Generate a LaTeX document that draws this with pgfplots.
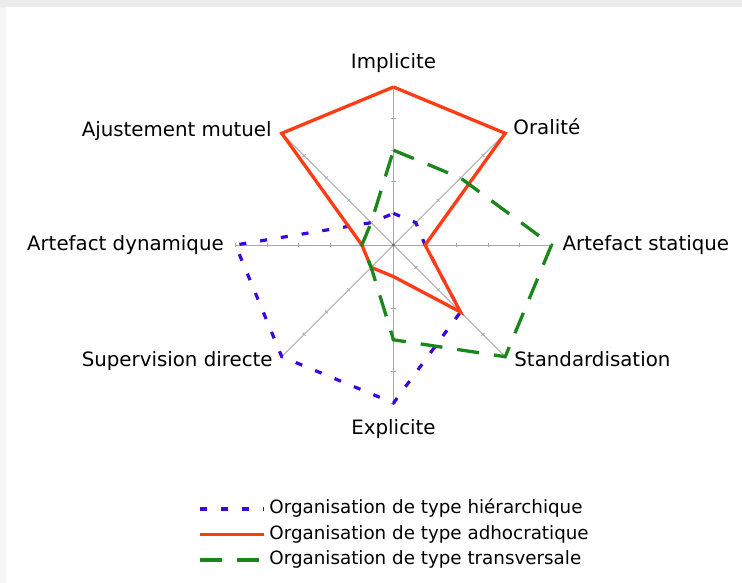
\documentclass[border=0pt]{standalone}
\usepackage{fontspec}
\setmainfont{DejaVu Sans}
\usepackage{pgfplots}
\pgfplotsset{compat=1.18}
\usepgfplotslibrary{polar}

\definecolor{hier}{HTML}{3A06E0}
\definecolor{adho}{HTML}{FF3C14}
\definecolor{trans}{HTML}{1B861B}
\definecolor{spokegray}{HTML}{A8A8A8}

\tikzset{spokeline/.style={draw=spokegray, line width=0.8pt},
         lab/.style={inner sep=0pt, font=\fontsize{19.8}{24}\selectfont}}

\begin{document}
\fontsize{18}{22}\selectfont
\begin{tikzpicture}[x=1pt,y=1pt]
% page frame and light shadow at the top and left edges
\path[fill=white] (0,0) rectangle (742,583);
\fill[gray!16] (0,576) rectangle (742,583);
\fill[gray!7] (0,0) rectangle (6,576);

\begin{polaraxis}[
  at={(393.5pt,338pt)}, anchor=center,
  scale only axis, width=316pt, height=316pt,
  xmin=0, xmax=360, ymin=0, ymax=5,
  hide axis, clip=false,
  legend cell align=left,
  legend image code/.code={\draw[#1] (0pt,0pt) -- (64pt,0pt);},
  legend style={at={(-0.119,-0.303)}, anchor=north west,
                draw=none, fill=none, inner sep=0pt,
                row sep=5.5pt, column sep=3pt,
                nodes={inner sep=1pt, text height=14pt, text depth=4pt},
                font=\fontsize{18.3}{22}\selectfont},
]
% spokes with unit ticks
\pgfplotsinvokeforeach{0,45,90,135,180,225,270,315}{
  \draw[spokeline] (axis cs:0,0) -- (axis cs:#1,5);
  \draw[spokeline]
    (axis cs:#1,1) ++(#1+90:2pt) -- ++(#1-90:4pt)
    (axis cs:#1,2) ++(#1+90:2pt) -- ++(#1-90:4pt)
    (axis cs:#1,3) ++(#1+90:2pt) -- ++(#1-90:4pt)
    (axis cs:#1,4) ++(#1+90:2pt) -- ++(#1-90:4pt)
    (axis cs:#1,5) ++(#1+90:2pt) -- ++(#1-90:4pt);
}
\fill[gray!70!black] (axis cs:0,0) circle (1.4pt);

% order: Implicite, Oralite, Artefact statique, Standardisation,
% Explicite, Supervision directe, Artefact dynamique, Ajustement mutuel
\addplot[color=hier, line width=3.2pt, dash pattern=on 7pt off 14pt]
  coordinates {(90,1)(45,1)(0,1)(315,3)(270,5)(225,5)(180,5)(135,1)(90,1)};
\addlegendentry{Organisation de type hiérarchique}
\addplot[color=adho, line width=3.3pt]
  coordinates {(90,5)(45,5)(0,1)(315,3)(270,1)(225,1)(180,1)(135,5)(90,5)};
\addlegendentry{Organisation de type adhocratique}
\addplot[color=trans, line width=3.3pt, dash pattern=on 22pt off 15pt]
  coordinates {(90,3)(45,3)(0,5)(315,5)(270,3)(225,1)(180,1)(135,1)(90,3)};
\addlegendentry{Organisation de type transversale}

% category labels at the spoke ends
\node[lab, anchor=base, yshift=18.5pt] at (axis cs:90,5) {Implicite};
\node[lab, anchor=base west, xshift=8pt, yshift=-1.5pt] at (axis cs:45,5) {Oralité};
\node[lab, anchor=base west, xshift=11pt, yshift=-5.5pt] at (axis cs:0,5) {Artefact statique};
\node[lab, anchor=base west, xshift=9pt, yshift=-9.5pt] at (axis cs:315,5) {Standardisation};
\node[lab, anchor=base, yshift=-31.5pt] at (axis cs:270,5) {Explicite};
\node[lab, anchor=base east, xshift=-9pt, yshift=-9.5pt] at (axis cs:225,5) {Supervision directe};
\node[lab, anchor=base east, xshift=-11.5pt, yshift=-5.5pt] at (axis cs:180,5) {Artefact dynamique};
\node[lab, anchor=base east, xshift=-10pt, yshift=-3.5pt] at (axis cs:135,5) {Ajustement mutuel};
\end{polaraxis}

\pgfresetboundingbox
\useasboundingbox (0,0) rectangle (742,583);
\end{tikzpicture}
\end{document}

-------

Required work:
Reproduce the material in full, word for word, and omit the pictures.

Correct response:
Generate a LaTeX document that draws this with pgfplots.
\documentclass[border=0pt]{standalone}
\usepackage{fontspec}
\setmainfont{DejaVu Sans}
\usepackage{pgfplots}
\pgfplotsset{compat=1.18}
\usepgfplotslibrary{polar}

\definecolor{hier}{HTML}{3A06E0}
\definecolor{adho}{HTML}{FF3C14}
\definecolor{trans}{HTML}{1B861B}
\definecolor{spokegray}{HTML}{A8A8A8}

\tikzset{spokeline/.style={draw=spokegray, line width=0.8pt},
         lab/.style={inner sep=0pt, font=\fontsize{19.8}{24}\selectfont}}

\begin{document}
\fontsize{18}{22}\selectfont
\begin{tikzpicture}[x=1pt,y=1pt]
% page frame and light shadow at the top and left edges
\path[fill=white] (0,0) rectangle (742,583);
\fill[gray!16] (0,576) rectangle (742,583);
\fill[gray!7] (0,0) rectangle (6,576);

\begin{polaraxis}[
  at={(393.5pt,338pt)}, anchor=center,
  scale only axis, width=316pt, height=316pt,
  xmin=0, xmax=360, ymin=0, ymax=5,
  hide axis, clip=false,
  legend cell align=left,
  legend image code/.code={\draw[#1] (0pt,0pt) -- (64pt,0pt);},
  legend style={at={(-0.119,-0.303)}, anchor=north west,
                draw=none, fill=none, inner sep=0pt,
                row sep=5.5pt, column sep=3pt,
                nodes={inner sep=1pt, text height=14pt, text depth=4pt},
                font=\fontsize{18.3}{22}\selectfont},
]
% spokes with unit ticks
\pgfplotsinvokeforeach{0,45,90,135,180,225,270,315}{
  \draw[spokeline] (axis cs:0,0) -- (axis cs:#1,5);
  \draw[spokeline]
    (axis cs:#1,1) ++(#1+90:2pt) -- ++(#1-90:4pt)
    (axis cs:#1,2) ++(#1+90:2pt) -- ++(#1-90:4pt)
    (axis cs:#1,3) ++(#1+90:2pt) -- ++(#1-90:4pt)
    (axis cs:#1,4) ++(#1+90:2pt) -- ++(#1-90:4pt)
    (axis cs:#1,5) ++(#1+90:2pt) -- ++(#1-90:4pt);
}
\fill[gray!70!black] (axis cs:0,0) circle (1.4pt);

% order: Implicite, Oralite, Artefact statique, Standardisation,
% Explicite, Supervision directe, Artefact dynamique, Ajustement mutuel
\addplot[color=hier, line width=3.2pt, dash pattern=on 7pt off 14pt]
  coordinates {(90,1)(45,1)(0,1)(315,3)(270,5)(225,5)(180,5)(135,1)(90,1)};
\addlegendentry{Organisation de type hiérarchique}
\addplot[color=adho, line width=3.3pt]
  coordinates {(90,5)(45,5)(0,1)(315,3)(270,1)(225,1)(180,1)(135,5)(90,5)};
\addlegendentry{Organisation de type adhocratique}
\addplot[color=trans, line width=3.3pt, dash pattern=on 22pt off 15pt]
  coordinates {(90,3)(45,3)(0,5)(315,5)(270,3)(225,1)(180,1)(135,1)(90,3)};
\addlegendentry{Organisation de type transversale}

% category labels at the spoke ends
\node[lab, anchor=base, yshift=18.5pt] at (axis cs:90,5) {Implicite};
\node[lab, anchor=base west, xshift=8pt, yshift=-1.5pt] at (axis cs:45,5) {Oralité};
\node[lab, anchor=base west, xshift=11pt, yshift=-5.5pt] at (axis cs:0,5) {Artefact statique};
\node[lab, anchor=base west, xshift=9pt, yshift=-9.5pt] at (axis cs:315,5) {Standardisation};
\node[lab, anchor=base, yshift=-31.5pt] at (axis cs:270,5) {Explicite};
\node[lab, anchor=base east, xshift=-9pt, yshift=-9.5pt] at (axis cs:225,5) {Supervision directe};
\node[lab, anchor=base east, xshift=-11.5pt, yshift=-5.5pt] at (axis cs:180,5) {Artefact dynamique};
\node[lab, anchor=base east, xshift=-10pt, yshift=-3.5pt] at (axis cs:135,5) {Ajustement mutuel};
\end{polaraxis}

\pgfresetboundingbox
\useasboundingbox (0,0) rectangle (742,583);
\end{tikzpicture}
\end{document}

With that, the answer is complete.